Before we vote to regulate, it is critically important that the Commission understand the practical and safety implications of lowering the lead levels in children’s products. We need your input so we can make an informed decision.

Lead Testing Stay Extended to December 31

The Commission has now voted (4-1) to extend the stay of enforcement on third party testing for lead content—until December 31, 2011. Although the recommendation before us was to extend the stay until the middle of September, this would have imposed an expensive testing burden on small manufacturers during one of their busiest seasons.

This extension will also give the agency more time to complete the component testing proposed rule and the testing and certification proposed rule.
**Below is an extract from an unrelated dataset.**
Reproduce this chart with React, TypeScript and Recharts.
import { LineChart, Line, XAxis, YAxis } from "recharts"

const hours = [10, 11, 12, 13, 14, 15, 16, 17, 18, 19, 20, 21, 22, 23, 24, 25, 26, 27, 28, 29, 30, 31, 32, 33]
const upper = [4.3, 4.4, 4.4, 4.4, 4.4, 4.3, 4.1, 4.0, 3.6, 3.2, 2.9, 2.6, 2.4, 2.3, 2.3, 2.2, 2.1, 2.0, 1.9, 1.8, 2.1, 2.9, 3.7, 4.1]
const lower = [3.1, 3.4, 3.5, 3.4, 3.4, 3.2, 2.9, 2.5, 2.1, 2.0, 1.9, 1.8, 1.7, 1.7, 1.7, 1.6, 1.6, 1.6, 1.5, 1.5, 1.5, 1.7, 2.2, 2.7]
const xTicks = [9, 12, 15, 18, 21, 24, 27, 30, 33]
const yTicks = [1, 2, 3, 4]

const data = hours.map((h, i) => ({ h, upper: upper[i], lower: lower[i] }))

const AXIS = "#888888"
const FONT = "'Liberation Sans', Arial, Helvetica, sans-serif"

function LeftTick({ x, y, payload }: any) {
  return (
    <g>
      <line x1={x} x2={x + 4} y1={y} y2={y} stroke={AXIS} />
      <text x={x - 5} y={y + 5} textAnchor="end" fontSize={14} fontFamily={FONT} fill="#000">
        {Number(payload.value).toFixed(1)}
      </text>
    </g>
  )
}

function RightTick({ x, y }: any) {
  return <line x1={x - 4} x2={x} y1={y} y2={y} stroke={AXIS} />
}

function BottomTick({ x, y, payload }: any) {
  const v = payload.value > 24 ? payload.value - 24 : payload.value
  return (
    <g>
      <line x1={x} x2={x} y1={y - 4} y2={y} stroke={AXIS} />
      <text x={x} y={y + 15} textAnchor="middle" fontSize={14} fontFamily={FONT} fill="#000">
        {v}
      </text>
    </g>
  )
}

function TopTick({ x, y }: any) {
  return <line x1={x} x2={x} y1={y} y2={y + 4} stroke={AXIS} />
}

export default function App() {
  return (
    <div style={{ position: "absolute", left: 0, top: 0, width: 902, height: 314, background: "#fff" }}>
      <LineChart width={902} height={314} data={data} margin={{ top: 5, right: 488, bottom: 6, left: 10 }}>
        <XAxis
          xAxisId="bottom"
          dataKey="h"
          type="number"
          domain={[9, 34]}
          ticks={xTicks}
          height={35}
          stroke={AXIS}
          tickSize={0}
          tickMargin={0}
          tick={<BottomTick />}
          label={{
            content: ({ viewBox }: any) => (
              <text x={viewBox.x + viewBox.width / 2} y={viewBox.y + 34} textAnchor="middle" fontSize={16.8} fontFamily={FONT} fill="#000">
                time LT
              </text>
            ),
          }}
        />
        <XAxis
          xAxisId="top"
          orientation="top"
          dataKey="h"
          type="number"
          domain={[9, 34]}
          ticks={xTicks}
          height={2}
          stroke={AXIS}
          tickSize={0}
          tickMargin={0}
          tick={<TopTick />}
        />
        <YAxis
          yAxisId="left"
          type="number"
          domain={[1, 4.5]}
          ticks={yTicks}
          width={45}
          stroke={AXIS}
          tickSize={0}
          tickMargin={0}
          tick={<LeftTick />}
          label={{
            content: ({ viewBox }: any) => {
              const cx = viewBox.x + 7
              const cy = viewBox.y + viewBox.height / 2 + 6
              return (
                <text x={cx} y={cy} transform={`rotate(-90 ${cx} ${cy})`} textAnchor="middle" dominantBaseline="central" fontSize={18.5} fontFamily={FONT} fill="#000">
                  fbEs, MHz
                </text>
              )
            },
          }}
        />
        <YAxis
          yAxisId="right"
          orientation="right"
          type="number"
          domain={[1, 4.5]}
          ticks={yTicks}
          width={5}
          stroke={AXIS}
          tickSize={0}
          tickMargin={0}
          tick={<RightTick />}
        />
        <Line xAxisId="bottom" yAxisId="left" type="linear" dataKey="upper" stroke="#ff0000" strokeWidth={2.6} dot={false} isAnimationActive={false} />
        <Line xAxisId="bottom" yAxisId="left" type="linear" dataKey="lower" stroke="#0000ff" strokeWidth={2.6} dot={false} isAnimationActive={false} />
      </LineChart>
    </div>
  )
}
Both these rules need to be in place before the stay of enforcement is lifted. While I would have preferred to specifically tie the lifting of the stay to the issuance of these rules, the December date gives everyone—the agency and manufacturers–a bit more time to prepare.

The stay of enforcement does not relieve anyone from complying with the underlying lead regulations. Therefore, consumer safety is not impacted by the agency’s action. Instead we have pushed off for a bit longer this burdensome third-party testing requirement. However, unless Congress changes the law, the testing requirement will go into effect at the end of December.